Tonight, I finally finished my last piece of the box of moon cakes that I bought last Sunday in celebration of the Mid-Autumn Festival! Like turkeys to Thanksgiving, moon cakes are the center pieces for the Chinese during our Mid-Autumn Festival that can't be without. Unlike turkeys, moon cakes aren't sold year-round, Chinese bakeries only sell moon cakes once a year, and we only get to buy and eat them once a year. These moon cakes generate lots of money for the bakeries during Mid-Autumn Festival because every Chinese buy them and give them as gifts to their business partners, their bosses, their employees and literally anybody whom they want to maintain a good relationship with. My brother-in-laws used to bring boxes of moon cakes to my parents when they were dating my sisters. Any boy who doesn't bring a couple good boxes of moon cakes to his girlfriend's parents are considered to be a loser whom her parents will relentlessly nag their daughter to dump. So moon cakes are actually more important to the Chinese than turkeys are to the Americans. After all, no American parents are expecting their daughters' boyfriends to gift them turkeys during Thanksgiving to judge whether they are good catches for their daughters.....
Made in America, each of the four moon cakes was plastic wrapped and packaged in a beautiful tin box. I had discarded the plastic wrap so I could take a better photo of the moon cake. This is from a combo box with 4 flavors. The filling inside this particular moon cake is date paste with pieces of walnuts.

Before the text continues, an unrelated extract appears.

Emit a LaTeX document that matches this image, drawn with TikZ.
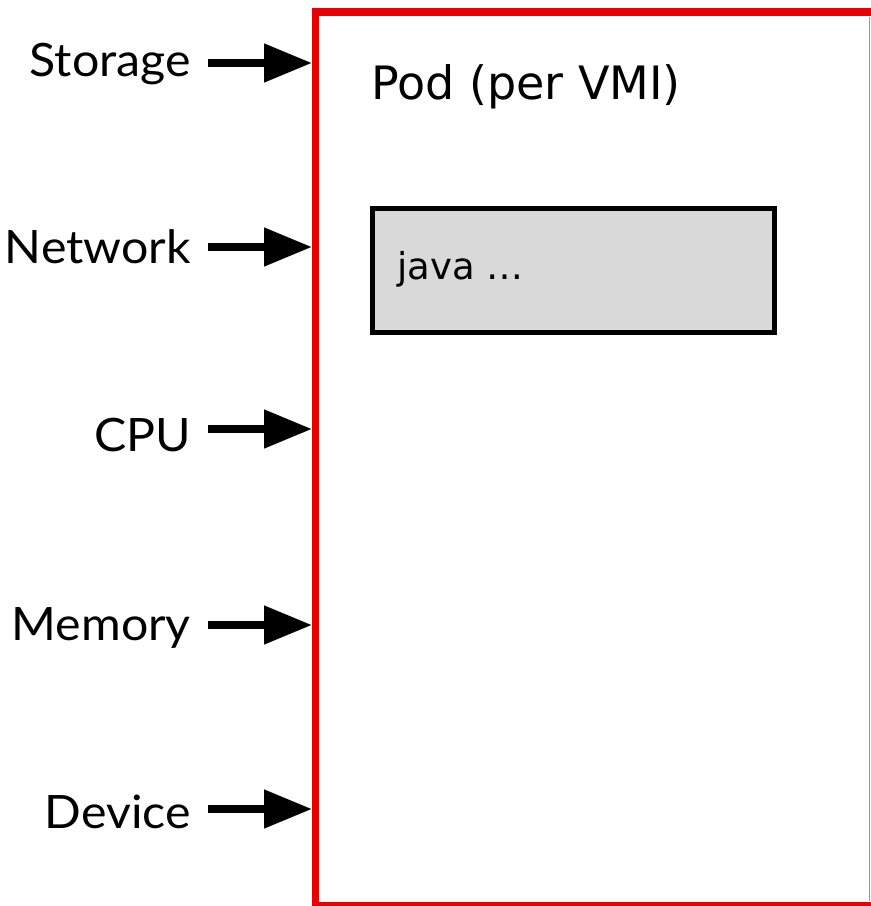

The four Chinese characters for this particular flavor is part of the design of the crust.
I think the idea of the moon cake is quite similar to America's pecan pies. It's quite sweet and we usually consume only 1 quarter each time; with a cup of hot and freshly brewed Chinese tea or green tea. Usually only the high quality of tea leaves are used because moon cakes are pricey and they should only be paired with pricey tea. When I was a kid, I used to just put the entire quarter in my mouth. But my parents would lecture me every time when they saw me do that saying I was wasting my moon cake. Moon cakes are supposed to be consumed like red wine, slowly, so the mouth is given plenty of time to really taste the flavor.
Different regions in China actually have very different moon cakes. This style is the traditional Cantonese style from the Guaugdong Province in Southern China. My grandparents in Hong Kong say this style of moon cakes has pretty much stayed the same since they were little kids in China. Every time when I look at a moon cake like this, I feel a connection with my ancestors whom I never met because even though my great grandparents had been long dead, they actually were eating the same kind of moon cakes 100 years ago in China, as I'm nowadays.
When I was a kid, there was once upon a time when moon cakes were handmade in small quantities by family run bakeries in Hong Kong. But like everything else in the late 80s and early 90s, the production of moon cakes was outsourced to factories in China for mass production. The quality and taste then deteriorated. The quality got even worse in recent years since the emergence of a huge demand of moon cakes from the Chinese people within China. There were many years we didn't eat our traditional moon cakes in Hong Kong. We just passed them on to be re-gifted to someone else. Our family think just because we're picky eaters, it doesn't mean other people don't like them....Then one day when I was in a Chinese grocery store here in Los Angeles, I saw many Chinese people loading boxes of moon cakes onto their shopping carts. Out of curiosity, I asked why they bought so many. They told me they bought them to mail to their relatives in China. I asked them why because they were all made in China to begin with. They then told me while pointing at certain piles of boxes, "Yeah, don't buy those brands, those are not as good, they are imported from China, but we are buying an American brand that makes the moon cakes 100% here in America!! We had tried all the brands, this American brand is the best!!"
So I got one box to try out, and I have to say, sometimes it's very beneficial to talk to strangers in a grocery store, particularly the Chinese immigrants, because they know where to get good food.....
American made moon cakes are of course a lot more expensive than the ones imported from China. This box cost US$35, while many made in China brands cost under $20 per box. But you get what you pay for. These are the best moon cakes I've had for many years. I also bought several boxes and shipped to my family. They also love them. Now, we are helping America to reverse the trade deficit, however small the impact is.